Material provided:
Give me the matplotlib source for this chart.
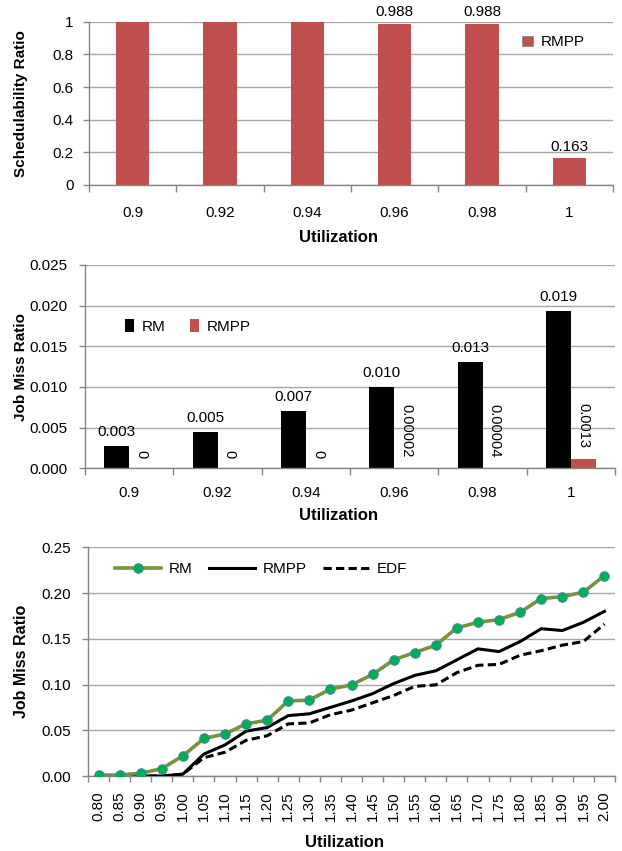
import numpy as np
import matplotlib as mpl
mpl.use("Agg")
import matplotlib.pyplot as plt
from matplotlib.patches import Patch

mpl.rcParams.update({
    "font.family": ["Liberation Sans", "DejaVu Sans"],
    "font.size": 11,
    "axes.spines.right": False,
    "axes.spines.top": False,
})

RED = "#C0504D"
GRID = "#A6A6A6"
AXIS = "#868686"

# --- data -------------------------------------------------------------
util_bars = ["0.9", "0.92", "0.94", "0.96", "0.98", "1"]
sched_rmpp = [1.0, 1.0, 1.0, 0.988, 0.988, 0.163]
sched_labels = ["", "", "", "0.988", "0.988", "0.163"]

miss_rm = [0.0027, 0.0045, 0.0071, 0.0100, 0.0131, 0.0193]
miss_rm_labels = ["0.003", "0.005", "0.007", "0.010", "0.013", "0.019"]
miss_rmpp = [0.0, 0.0, 0.0, 0.00002, 0.00004, 0.0012]
miss_rmpp_labels = ["0", "0", "0", "0.00002", "0.00004", "0.0013"]

util_lines = ["0.80", "0.85", "0.90", "0.95", "1.00", "1.05", "1.10", "1.15", "1.20",
              "1.25", "1.30", "1.35", "1.40", "1.45", "1.50", "1.55", "1.60", "1.65",
              "1.70", "1.75", "1.80", "1.85", "1.90", "1.95", "2.00"]
line_rm = [0.001, 0.001, 0.003, 0.008, 0.022, 0.041, 0.046, 0.057, 0.061, 0.082, 0.083,
           0.095, 0.0996, 0.111, 0.127, 0.135, 0.143, 0.162, 0.168, 0.171, 0.179, 0.194,
           0.196, 0.201, 0.219]
line_rmpp = [0.0, 0.0, 0.0, 0.0, 0.002, 0.024, 0.034, 0.049, 0.053, 0.066, 0.068, 0.075,
             0.082, 0.090, 0.101, 0.110, 0.115, 0.127, 0.139, 0.136, 0.147, 0.161, 0.159,
             0.168, 0.180]
line_edf = [0.0, 0.0, 0.0, 0.0, 0.002, 0.020, 0.026, 0.039, 0.044, 0.057, 0.058, 0.067,
            0.072, 0.080, 0.088, 0.098, 0.0996, 0.113, 0.121, 0.122, 0.132, 0.137, 0.143,
            0.147, 0.166]

W_PX, H_PX = 622.0, 851.0


def px_axes(fig, left, right, top, bottom):
    return fig.add_axes([left / W_PX, (H_PX - bottom) / H_PX,
                         (right - left) / W_PX, (bottom - top) / H_PX])


def style(ax, n, tick_len=5, ypad=8):
    ax.set_xlim(-0.5, n - 0.5)
    ax.grid(axis="y", color=GRID, lw=1.0)
    ax.set_axisbelow(True)
    for s in ("left", "bottom"):
        ax.spines[s].set_color(AXIS)
        ax.spines[s].set_linewidth(1.0)
    ax.set_xticks(np.arange(-0.5, n, 1.0))
    ax.set_xticklabels([])
    ax.tick_params(axis="x", which="major", length=tick_len, color=AXIS, width=1.0)
    ax.tick_params(axis="y", length=4.5, color=AXIS, width=1.0, pad=ypad)


def place_labels(ax, box, xlab_px, ylab_right_px):
    # box = (left, right, top, bottom) in pixels
    left, right, top, bottom = box
    ax.set_xlabel("Utilization", fontsize=12, fontweight="bold")
    ax.xaxis.set_label_coords((xlab_px[0] - left) / (right - left),
                              (bottom - xlab_px[1]) / (bottom - top))
    ax.yaxis.set_label_coords((ylab_right_px - left) / (right - left), 0.5)


fig = plt.figure(figsize=(6.22, 8.51), dpi=100)

# --- top: schedulability ratio ----------------------------------------
box1 = (89, 613, 21.7, 185)
ax1 = px_axes(fig, *box1)
x = np.arange(len(util_bars))
ax1.bar(x, sched_rmpp, width=0.38, color=RED, label="RMPP", zorder=2)
for xi, v, t in zip(x, sched_rmpp, sched_labels):
    if t:
        ax1.annotate(t, (xi, v), xytext=(0, 3), textcoords="offset points",
                     ha="center", va="bottom", fontsize=11, clip_on=False)
style(ax1, len(util_bars), ypad=6.5)
ax1.set_ylim(0, 1)
ax1.set_yticks([0, 0.2, 0.4, 0.6, 0.8, 1.0])
ax1.set_yticklabels(["0", "0.2", "0.4", "0.6", "0.8", "1"])
ax1.set_xticks(x, minor=True)
ax1.set_xticklabels(util_bars, minor=True)
ax1.tick_params(axis="x", which="minor", length=0, pad=15)
ax1.set_ylabel("Schedulability Ratio", fontsize=11, fontweight="bold")
place_labels(ax1, box1, (338, 230), 28)
ax1.legend(handles=[Patch(facecolor=RED, edgecolor="#8C8C8C", lw=0.6)], labels=["RMPP"],
           loc="upper left", bbox_to_anchor=(0.80, 1.0), frameon=False,
           handlelength=0.7, handleheight=0.7, handletextpad=0.5, fontsize=11)

# --- middle: job miss ratio bars ---------------------------------------
box2 = (85, 615, 265, 468.3)
ax2 = px_axes(fig, *box2)
w = 0.28
ax2.bar(x - w / 2, miss_rm, width=w, color="black", label="RM", zorder=2)
ax2.bar(x + w / 2, miss_rmpp, width=w, color=RED, label="RMPP", zorder=2)
for xi, v, t in zip(x, miss_rm, miss_rm_labels):
    ax2.annotate(t, (xi - w / 2, v), xytext=(0, 5), textcoords="offset points",
                 ha="center", va="bottom", fontsize=11)
for xi, v, t in zip(x, miss_rmpp, miss_rmpp_labels):
    ax2.annotate(t, (xi + w / 2, v), xytext=(0, 7.5), textcoords="offset points",
                 ha="center", va="bottom", rotation=270, fontsize=10.5)
style(ax2, len(util_bars))
ax2.set_ylim(0, 0.025)
ax2.set_yticks(np.arange(0, 0.0251, 0.005))
ax2.set_yticklabels([f"{v:.3f}" for v in np.arange(0, 0.0251, 0.005)])
ax2.set_xticks(x, minor=True)
ax2.set_xticklabels(util_bars, minor=True)
ax2.tick_params(axis="x", which="minor", length=0, pad=13)
ax2.set_ylabel("Job Miss Ratio", fontsize=11, fontweight="bold")
place_labels(ax2, box2, (339, 508), 28)
ax2.legend(loc="upper left", bbox_to_anchor=(0.05, 0.80), ncol=2, frameon=False,
           handlelength=0.6, handleheight=0.9, handletextpad=0.5, columnspacing=1.6,
           fontsize=11)

# --- bottom: job miss ratio lines --------------------------------------
box3 = (88, 615, 547.3, 776)
ax3 = px_axes(fig, *box3)
xl = np.arange(len(util_lines))
ax3.plot(xl, line_rmpp, color="black", lw=2.2, label="RMPP", zorder=3)
ax3.plot(xl, line_edf, color="black", lw=2.2, ls=(0, (2.7, 1.4)), label="EDF", zorder=3)
ax3.plot(xl, line_rm, color="#77933C", lw=2.6, marker="o", ms=7,
         markerfacecolor="#00B050", markeredgecolor="#4F81BD", markeredgewidth=0.6,
         label="RM", zorder=4)
style(ax3, len(util_lines), tick_len=4)
ax3.set_ylim(0, 0.25)
ax3.set_yticks(np.arange(0, 0.251, 0.05))
ax3.set_yticklabels([f"{v:.2f}" for v in np.arange(0, 0.251, 0.05)])
ax3.set_xticks(xl, minor=True)
ax3.set_xticklabels(util_lines, minor=True, rotation=90)
ax3.tick_params(axis="x", which="minor", length=0, pad=11)
ax3.set_ylabel("Job Miss Ratio", fontsize=11.5, fontweight="bold")
place_labels(ax3, box3, (345, 835), 29)
h, l = ax3.get_legend_handles_labels()
order = [2, 0, 1]
ax3.legend([h[i] for i in order], [l[i] for i in order], loc="upper left",
           bbox_to_anchor=(0.025, 0.995), ncol=3, frameon=False, handlelength=3.0,
           handletextpad=0.5, columnspacing=1.1, fontsize=11)

fig.savefig("out.png", dpi=100, facecolor="white")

Given exercise:
Copy all lines of the material above where the string "matplotlib" occurs.

In response:
Give me the matplotlib source for this chart.
import matplotlib as mpl
import matplotlib.pyplot as plt
from matplotlib.patches import Patch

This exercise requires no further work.